O presidente da APICCAPS destacou ainda a necessidade de internacionalização dos negócios e dos respetivos apoios, nomeadamente através da ligação com a AICEP, da criação de um verdadeiro banco de fomento e da revisão do Sistema de Preferências Generalizadas (SPG) durante a presidência portuguesa da UE.

Resposta governamental

Um tema abordado pelo Ministro de Estado e da Economia, Pedro Siza Vieira, que revelou que «a ideia de que na revisão do Sistema de Preferências Generalizadas temos que avaliar a forma como cada um dos países cumpre os standards ambientais e sociais europeus está muito em cima da mesa». O Ministro assinalou ainda que «muito em cima da mesa [está] a convicção de que o enorme investimento em inovação, investigação e desenvolvimento que tem que ser feito para que as nossas indústrias recuperem a liderança tecnológica e ambiental precisa de apoios públicos».

Pedro Siza Vieira [©ECO/Hugo Amaral]
Quanto aos apoios provenientes da UE para fazer face à pandemia, Pedro Siza Vieira disse que os mesmos serão focados não só no «estímulo imediato da atividade económica» mas também «naquilo que são as prioridades estratégicas para a nossa competitividade e prosperidade futuras: a transição digital, a transição climática e autonomia estratégica, a resiliência, designadamente da nossa indústria», enumerou.

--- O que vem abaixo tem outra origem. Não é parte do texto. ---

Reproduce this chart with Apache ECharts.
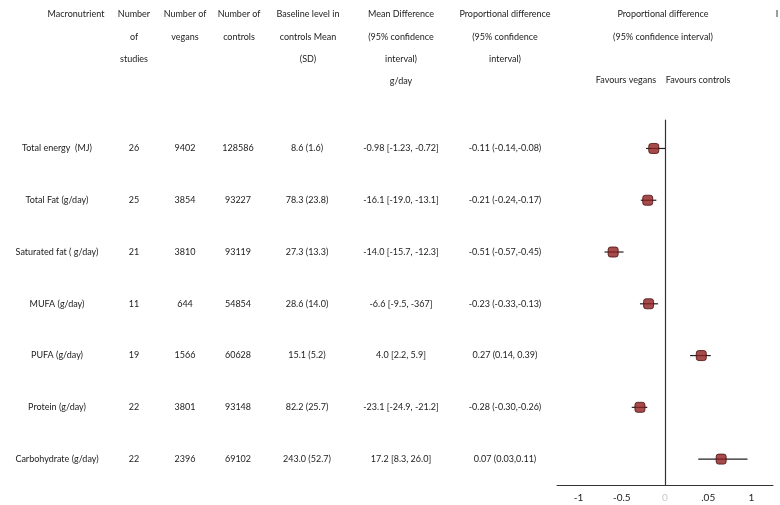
<!DOCTYPE html>
<html><head><meta charset="utf-8">
<script src="https://cdn.jsdelivr.net/npm/echarts@6/dist/echarts.min.js"></script>
<style>html,body{margin:0;padding:0;background:#fff}#c{width:780px;height:505px}</style>
</head><body><div id="c"></div>
<script>
// ---- data ----
const nutrients = ['Total energy  (MJ)','Total Fat (g/day)','Saturated fat ( g/day)','MUFA (g/day)','PUFA (g/day)','Protein (g/day)','Carbohydrate (g/day)'];
const nStudies = ['26','25','21','11','19','22','22'];
const nVegans = ['9402','3854','3810','644','1566','3801','2396'];
const nControls = ['128586','93227','93119','54854','60628','93148','69102'];
const baseline = ['8.6 (1.6)','78.3 (23.8)','27.3 (13.3)','28.6 (14.0)','15.1 (5.2)','82.2 (25.7)','243.0 (52.7)'];
const meanDiff = ['-0.98 [-1.23, -0.72]','-16.1 [-19.0, -13.1]','-14.0 [-15.7, -12.3]','-6.6 [-9.5, -367]','4.0 [2.2, 5.9]','-23.1 [-24.9, -21.2]','17.2 [8.3, 26.0]'];
const propDiff = ['-0.11 (-0.14,-0.08)','-0.21 (-0.24,-0.17)','-0.51 (-0.57,-0.45)','-0.23 (-0.33,-0.13)','0.27 (0.14, 0.39)','-0.28 (-0.30,-0.26)','0.07 (0.03,0.11)'];
// plotted estimates (as drawn in the figure)
const pointEst = [-0.13,-0.20,-0.60,-0.19,0.42,-0.29,0.65];
const ciLow = [-0.22,-0.28,-0.70,-0.29,0.29,-0.385,0.385];
const ciHigh = [0.0,-0.10,-0.48,-0.08,0.53,-0.205,0.955];
const tickValues = [-1,-0.5,0,0.5,1];
const tickLabels = ['-1','-0.5','0','.05','1'];

const headers = [
  ['Macronutrient'],
  ['Number','of','studies'],
  ['Number of','vegans'],
  ['Number of','controls'],
  ['Baseline level in','controls Mean','(SD)'],
  ['Mean Difference','(95% confidence','interval)','g/day'],
  ['Proportional difference','(95% confidence','interval)'],
  ['Proportional difference','(95% confidence interval)']
];
const favours = ['Favours vegans','Favours controls'];

// ---- layout ----
const FONT = 'Lato, "Open Sans", sans-serif';
const headerX = [76,134,185,239,308,401,505,663];
const colX = [57,134,185,238,307,401,505];
const headerY = [14,37,59,81];
const favX = [626,698];
const textColor = '#222';

const chart = echarts.init(document.getElementById('c'), null, {renderer:'canvas'});
const rows = nutrients.map((n,i)=>i+1);

const option = {
  animation:false,
  backgroundColor:'#fff',
  grid:{left:557,right:7,top:120,bottom:20},
  xAxis:{
    type:'value', min:-1.25, max:1.25,
    splitLine:{show:false},
    axisLine:{show:true,onZero:false,lineStyle:{color:'#333',width:1}},
    axisTick:{show:false},
    axisLabel:{
      customValues:tickValues, margin:8, fontFamily:FONT, fontSize:10, color:textColor,
      formatter:(v)=>{const k=tickValues.findIndex(t=>Math.abs(t-v)<1e-9); const s=k>=0?tickLabels[k]:''; return v===0?'{z|'+s+'}':s;},
      rich:{z:{color:'#c8c8c8',fontFamily:FONT,fontSize:10}}
    }
  },
  yAxis:{
    type:'value', inverse:true, min:0.45, max:7.5,
    splitLine:{show:false},
    axisLabel:{show:false},
    axisTick:{show:false},
    axisLine:{show:true,onZero:true,lineStyle:{color:'#333',width:1.2}}
  },
  series:[
    {
      type:'custom',
      renderItem:(params,api)=>{
        const y=api.value(0), lo=api.value(1), hi=api.value(2);
        const p1=api.coord([lo,y]), p2=api.coord([hi,y]);
        return {type:'line',shape:{x1:p1[0],y1:p1[1],x2:p2[0],y2:p2[1]},style:{stroke:'#222',lineWidth:1.2}};
      },
      encode:{x:[1,2],y:0},
      data:rows.map((r,i)=>[r,ciLow[i],ciHigh[i]]),
      z:2
    },
    {
      type:'scatter',
      symbol:'roundRect', symbolSize:10,
      itemStyle:{color:'#8e1e1e',borderColor:'#4a0e0e',borderWidth:1},
      data:rows.map((r,i)=>[pointEst[i],r]),
      z:3
    }
  ]
};
chart.setOption(option);

// table text placed at the same rows as the chart's y scale
const g=[];
function txt(x,y,s,opts){g.push({type:'text',x:x,y:y,silent:true,style:Object.assign({text:s,font:'9px '+FONT,fill:textColor,align:'center',verticalAlign:'middle'},opts||{})});}
headers.forEach((h,ci)=>h.forEach((line,li)=>txt(headerX[ci],headerY[li],line)));
favours.forEach((f,i)=>txt(favX[i],headerY[3]-1,f));
txt(777,14,'I');
const cols=[nutrients,nStudies,nVegans,nControls,baseline,meanDiff,propDiff];
rows.forEach((r,i)=>{
  const y=chart.convertToPixel({yAxisIndex:0},r);
  cols.forEach((c,ci)=>txt(colX[ci],y,c[i]));
});
chart.setOption({graphic:{elements:g}});
</script></body></html>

E, por isso, «o sucessor do Portugal 2020, se quiserem o Portugal 2030, vai continuar a apoiar o investimento empresarial, a qualificação dos nossos recursos humanos, a nossa ciência e a nossa investigação».

O Ministro de Estado e da Economia anunciou ainda uma nova linha de crédito para a indústria exportadora, lançada no âmbito do Banco Português de Fomento, e um «grande impulso fiscal» que deverá impactar a próxima década. «Os prejuízos fiscais gerados no exercício de 2020 e de 2021 vão poder ser integralmente recuperados ao longo de 12 anos. Isto significa que os prejuízos que as empresas têm este ano e no próximo vão poder, sem limites, abater ao lucro tributável dos próximos 12 anos», destacou, sublinhando que «diria que é provavelmente a maior redução de impostos às empresas que vimos nas últimas décadas provavelmente por esta via».